В ожидании, когда наших бойцов накроет облако, Гусев приказал минометчикам (был всего один миномет) пристреляться по перевалу, чтобы вести затем огонь в облаках. Но удалось это не сразу, опять сказалась особенность, связанная с горами: минометчики не учли превышение цели, ведь сам гребень находился выше наших позиций.
После того как склон опять закрыло облаком, советский горный отряд снова двинулся вперед, но немцы продолжали стрелять и через облака. Из-за потерь в основной группе осталось только 26 человек. Одна из фланговых групп достигла своей цели, но вышла на ложный перевал, от второй не было вообще никаких вестей. В это время Гусеву поступило сообщение, что на помощь нашим бойцам из 220 кп движется еще один спешенный кавалерийский эскадрон.
В это время на склоне ниже войск КА начали рваться мины. Били два батальонных миномета. Очевидно, немцы пристрелялись к шалашу — не иначе как решили, что именно там находится командный пункт отряда.
Гусев подготовил донесение в штаб дивизии, перечислил в нем потери, подробно описал обстановку, изложил суть плана наступления на перевал.
Близились сумерки. Собравшиеся у КП легкораненые готовились начать спуск. Тяжелораненых бойцов — кого на импровизированных носилках, а кого на себе — решили спускать после наступления темноты, чтобы, не опасаясь обстрела сверху, действовать не спеша, осторожно. Наибольшие потери, естественно, понесла центральная группа, но имелись раненые и в составе фланговых групп. Под вечер сверху пришел лейтенант Сали. У него была прострелена кисть правой руки. Рана оказалась рваная, поэтому Сали тоже пришлось отправлять вниз…

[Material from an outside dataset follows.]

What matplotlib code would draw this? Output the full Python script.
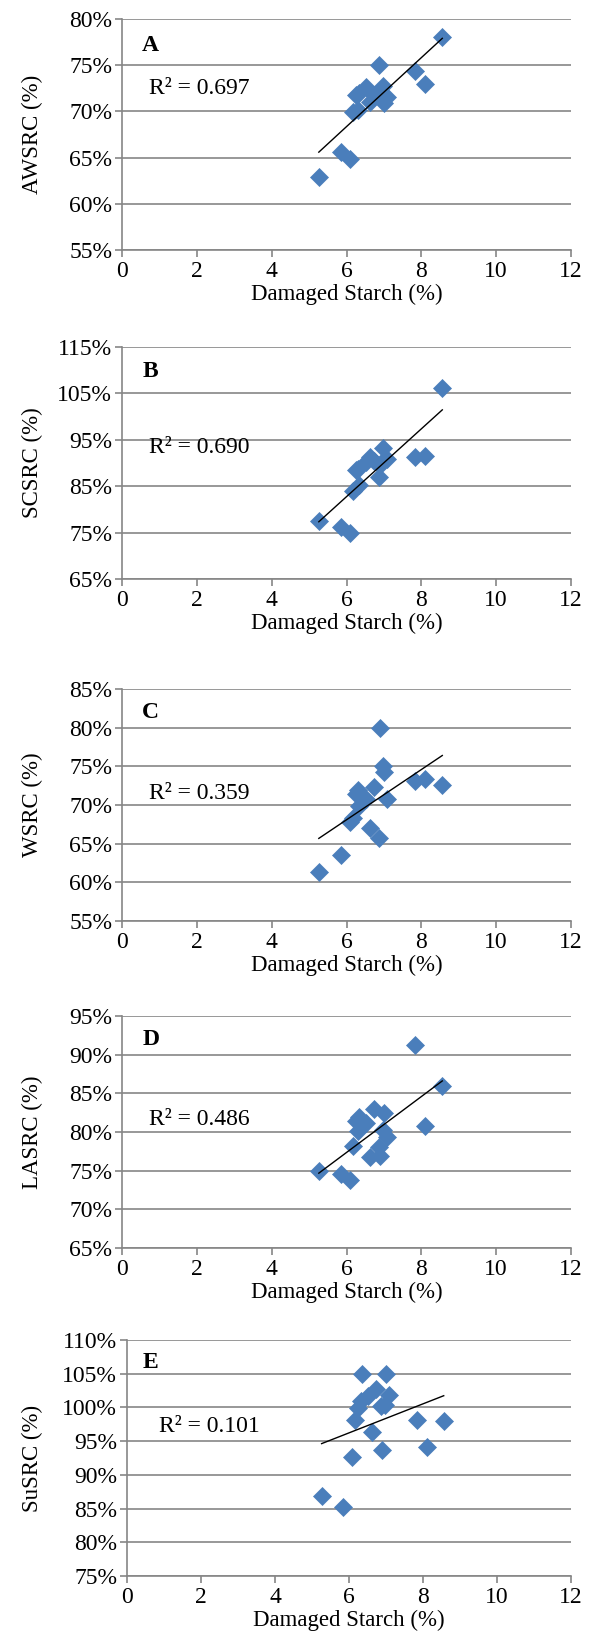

Командир кавалерийского полка не сообщил Гусеву о задании, которое получил направленный на помощь отряду эскадрон. Не ясен был и характер взаимоотношений комэска с командирами штурмового отряда. Гусеву предстояло встретиться с ним у шалаша и продумать общий план действий. Поскольку каждый человек был на счету, пришлось идти без сопровождающего.
Смеркалось. На перевале гремели одиночные выстрелы. Небо было еще безоблачным, но быстро холодало, и трава покрывалась росой. Ноги шагавшего вскоре промокли по колено. Гусев двигался не спеша, причем не по прямой, а все время уклоняясь влево, с тем чтобы разглядеть лощину, где шла тропа на перевал и где находился наш заслон. Неожиданно из-за склона перед ним возник человек. Гусев не сомневался, что это наш боец, связной, направляющийся от шалаша на КП отряда. Но боец, видимо, не был уверен, что встретил своего, ведь Гусев спускался сверху, а там находились не только войска КА. Смущала, видимо, его и форма Гусева: лыжные брюки, штурмовая куртка, немецкие альпинистские ботинки. Трофейный рюкзак необычной формы тоже, вероятно, заставил его призадуматься, прежде чем решить, кто стоит перед ним. Необычная форма уже вторично подводила командира горного отряда, но он не снимал ее: в горах она была очень удобна. Не хотелось отказываться и от ледоруба, который мог стать необходимым на трудных участках пути, да и рюкзак был несравненно удобнее вещевого мешка. Но в тот момент положение Гусева оказалось скверным. Боец стоял боком к нему, направив в его сторону ствол автомата. Надо было начать разговор.
— Откуда и куда направляетесь? — спросил Гусев, не придумав ничего иного.
— Наверх, — ответил боец.
— К Гусеву, что ли?
— Фамилии не знаю, — неохотно откликнулся боец.
— Если к Гусеву, то давай письмо мне — я и есть Гусев.
Ответа на его предложение не последовало. Показывать документы в наступившей темноте было бессмысленно, да боец и не подпустил бы Гусева к себе. Разговор явно не клеился. Что делать? Гусев знал, что встретил своего, русского человека, а он не верил ни одному его слову и в любой момент мог нажать на спусковой крючок. Крепко выругавшись с досады, командир отряда альпинистов решил идти вниз. Медленно, осторожно они обходили друг друга. Когда Гусев удалился шагов на десять, боец клацнул затвором автомата. Старший лейтенант быстро сбежал в лощину. Теперь боец не видел его. Чтобы как-то успокоить его, Гусев начал петь. Неизвестно почему, на ум пришла ария тореадора.